I didn't cement anything. I was just wondering if instead of dropping with SMB I could cement out my gold with copper and possibly change the black dirty water it keeps going back to. But Im just planning on following the instructions that someone posted a link to the thread for cleaning up the gold.
You can try.
 
So I'm trying to follow that thread that Martijn posted on this thread. But I'm scared to do all that boiling. Because my hot plate won't boil since I have a catch jar or dish underneath it. And my other hot plate is a simple thing that you're supposed to cook food with so it gets really hot and has broken many glasses of mine. Do you really actually boil it? And that many times?! Don't they break glass too? I'm just hesitant.
 
So I'm trying to follow that thread that Martijn posted on this thread. But I'm scared to do all that boiling. Because my hot plate won't boil since I have a catch jar or dish underneath it. And my other hot plate is a simple thing that you're supposed to cook food with so it gets really hot and has broken many glasses of mine. Do you really actually boil it? And that many times?! Don't they break glass too? I'm just hesitant.
Then get some proper gear or some makeshift things.
I use a sheet of fiberglass between my catch basin and the hotplate and then one between the catch basin and the glassware.
 
Proper glass is #1 priority. They are fairly cheap when measuring cost versus the risk of loosing your gold. Been there done that, put a stop to it quick and never look back.

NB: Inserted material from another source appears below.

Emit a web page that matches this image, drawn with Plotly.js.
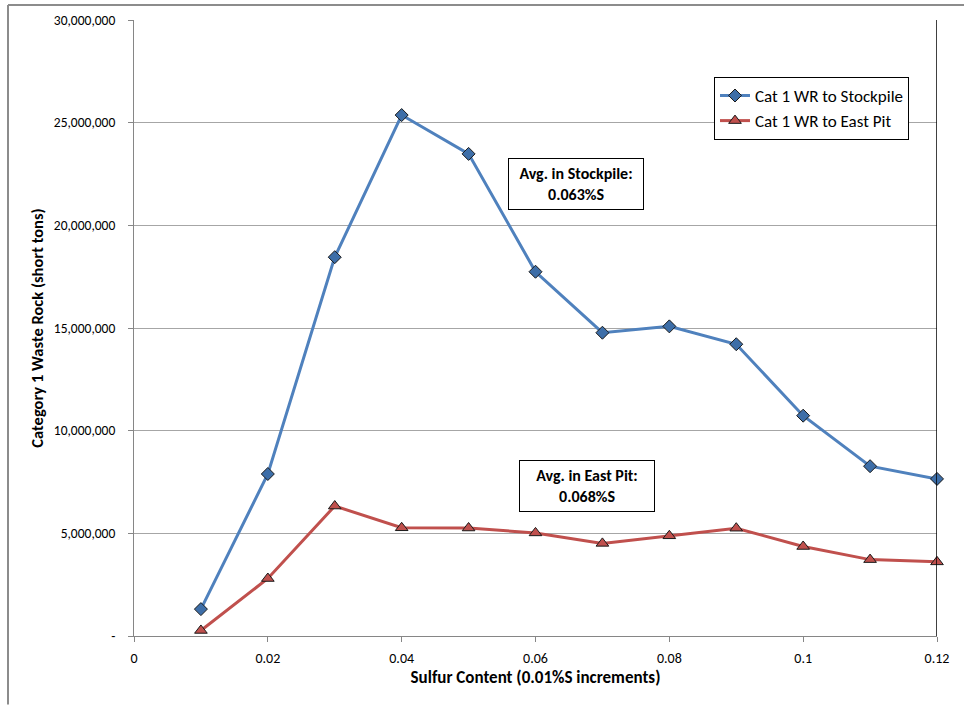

Try a layer of sand in your catch pan. Clean sand is key but be very careful of scratches as it can cause cracks where the scratches make the glass weak.

Even a glass coffee pot is better than jars and drinking glasses.

Bring the heat up slower, most glass can be heated but not quickly. Boiling in plain glass is a disaster already beginning.
 
Proper glass is #1 priority. They are fairly cheap when measuring cost versus the risk of loosing your gold. Been there done that, put a stop to it quick and never look back.

Try a layer of sand in your catch pan. Clean sand is key but be very careful of scratches as it can cause cracks where the scratches make the glass weak.
That is why I use fiber glass mats.
 
I have plenty of Corning ware these days and good glassware, so I seldom use anything in my catch pans these days. But I still tend to bring the heat up slowly out of habit. Never thought about using fiberglass, Interesting what others come up with when trying to solve problems.